The house building giant has boosted production at its Brickworks, Tileworks and Space4 timber frame operations.
At its latest results Persimmon said: “Further investment across all three facilities will also play a pivotal role in supporting our growth ambitions. Our in-house materials are now the preferred choice throughout the business.
“This approach delivers significant advantages in cost, efficiency and quality, ensuring reliable supply and consistent high standards, allowing us to deliver affordable high-quality homes.
“To meet the increasing demand for our next-generation brick during the year, we implemented a third shift at the Brickworks facility.
“Brickworks delivered c.60 million bricks, 23% more than in 2024, to 258 sites during 2025.
“With the factory now operating, 24 hours a day and seven days a week, plans are in place to further expand capacity in 2026 by introducing an additional production line, opening in 2027.”
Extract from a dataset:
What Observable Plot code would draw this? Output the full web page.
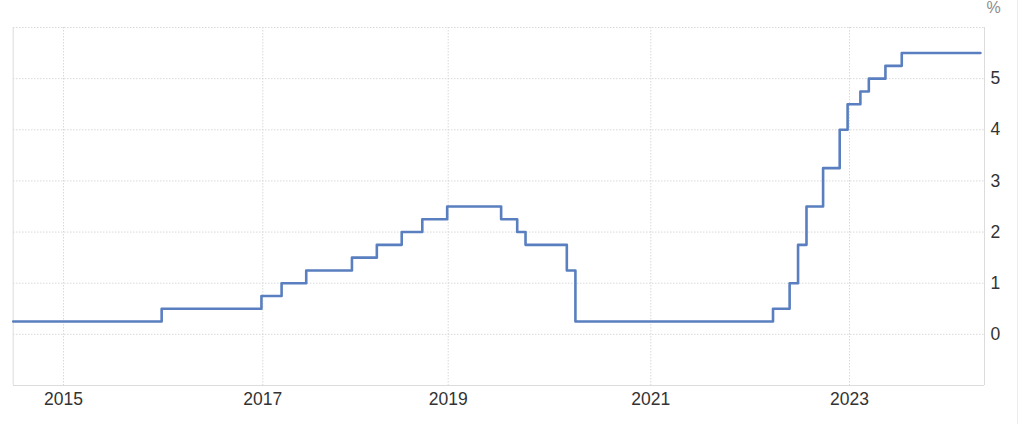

Tile supply grew 54% to 12m with another production shift set to be added while the Space4 timber frame factory became fully operational last year.
Persimmon’s investment in digital innovation is also paying dividends alongside the launch of the Persimmon Data & AI Academy.
The company said: “The continued roll out of digitised systems is helping to drive further efficiency and quality benefits. A materials management system that will help automate call-offs in line with build programmes, will help manage cash flow and reduce lost, stolen and damaged costs.
“Granular analysis of our build programme progress, measuring site-level labour rates and plot-level progress, is allowing a greater focus on areas for improvement and best practice sharing to secure further improvements in our efficiency.
“Tools, platforms and processes such as these are crucial to us driving the growth necessary to meet our medium-term targets efficiently.”
Latest results for the year to December 31 2025 show new home completions rose to 11,905 from 10,664 sending group revenue to £3.75bn from £3.2bn as pre-tax profit rose to £397.3m from £359.1m.
Dean Finch, Group Chief Executive, said: “Sales in the opening weeks of the year have been strong and the build to rent market is recovering from the slowdown around November’s Budget.
“Whilst we have good visibility of both our costs for 2026 and our demand from registered providers and BTR, the impact of the Iran conflict on customer sentiment remains to be seen. Assuming the conflict with Iran and its impact is short, Persimmon is set to grow again in 2026.”